To roast the beets and cook the lentils see Beets; How to roast and Lentils; How to cook (posted in Basics)

Prepared ahead:
roasted beets
basil walnut vinaigrette

Recipe: Basil Walnut Vinaigrette
Makes 1 cup

  • 2 teaspoons Dijon mustard 
  • 3 tablespoons white wine vinegar 
  • 1/2 cup coarsely chopped sweet basil leaves 
  • 1/4 teaspoon salt + more to taste 
  • several twists of freshly ground pepper 
  • 1/4 cup walnut oil 
  • 1/2 cup light olive oil 
  • 1/3 cup walnut pieces

Combine the mustard, vinegar, basil, and salt and pepper in a food processor, or blender, and process for a minute. Turn off the machine and scrape down the sides of the work bowl. Pulse several times to combine. With the motor running, slowly add the oils in a very slow steady stream. Once all the oil is added the vinaigrette will have emulsified and thickened. Stop the motor. Add the walnut pieces and pulse several times and then run the motor until the walnuts are completely incorporated and the vinaigrette is smooth. Taste and correct with additional salt if needed.

Place in a glass jar and refrigerate until ready to use.

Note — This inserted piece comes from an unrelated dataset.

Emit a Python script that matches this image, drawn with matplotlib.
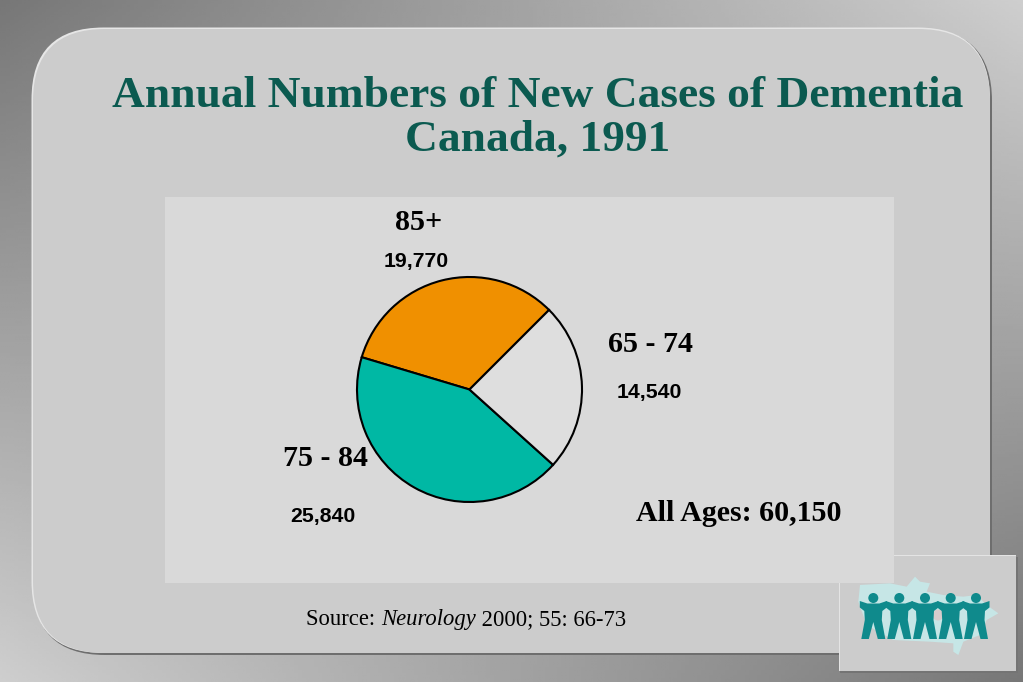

Recipe: Roasted Beet and Lentil Salad
serves 4

  • 4-6 chilled roasted beets, cut into bite size pieces 
  • 3 tablespoons olive oil
  • 2 tablespoons fresh squeezed lemon juice 
  • salt & freshly ground black pepper to taste
  • 2 cups chilled cooked lentils 
  • 1/2 cup basil walnut vinaigrette 
  • 1/3 cup mint leaves, coarsely chopped 
  • 1/2 to 1 head radicchio, cut into thin ribbons(chiffonade) + 4 medium whole radicchio leaves 
  • 1/2 cup torn celery leaves
  • 2 hands full of rocket or watercress (optional)
  • 1/2 cup diced red onion 
  • 1/2 cup walnut pieces

Place the chilled beets in a bowl and add the olive oil and lemon juice and toss to glaze well. Add salt and pepper to taste and toss to combine. Refrigerate until ready to assemble the salad.

To the chilled cooked lentils add the basil walnut vinaigrette and mint leaves and stir to combine well. Taste the vinaigrette and season with salt & freshly ground pepper if needed. Refrigerate until ready to assemble the salad.

To assemble the salad place 1 whole radicchio leaf on each salad plate set to one side. Toss the radicchio, celery leaves, and optional rocket, or watercress, if using. Add a cluster of radicchio mixture (undressed) to each plate in the center. Top the radicchio mixture with a portion of beets. Scatter some red onions over the beets and top with some walnut pieces.

Fill each whole radicchio leaf with a 1/2 cup portion of the lentil/basil vinaigrette mixture.

Add a twist of fresh ground pepper over all and…voila…serve!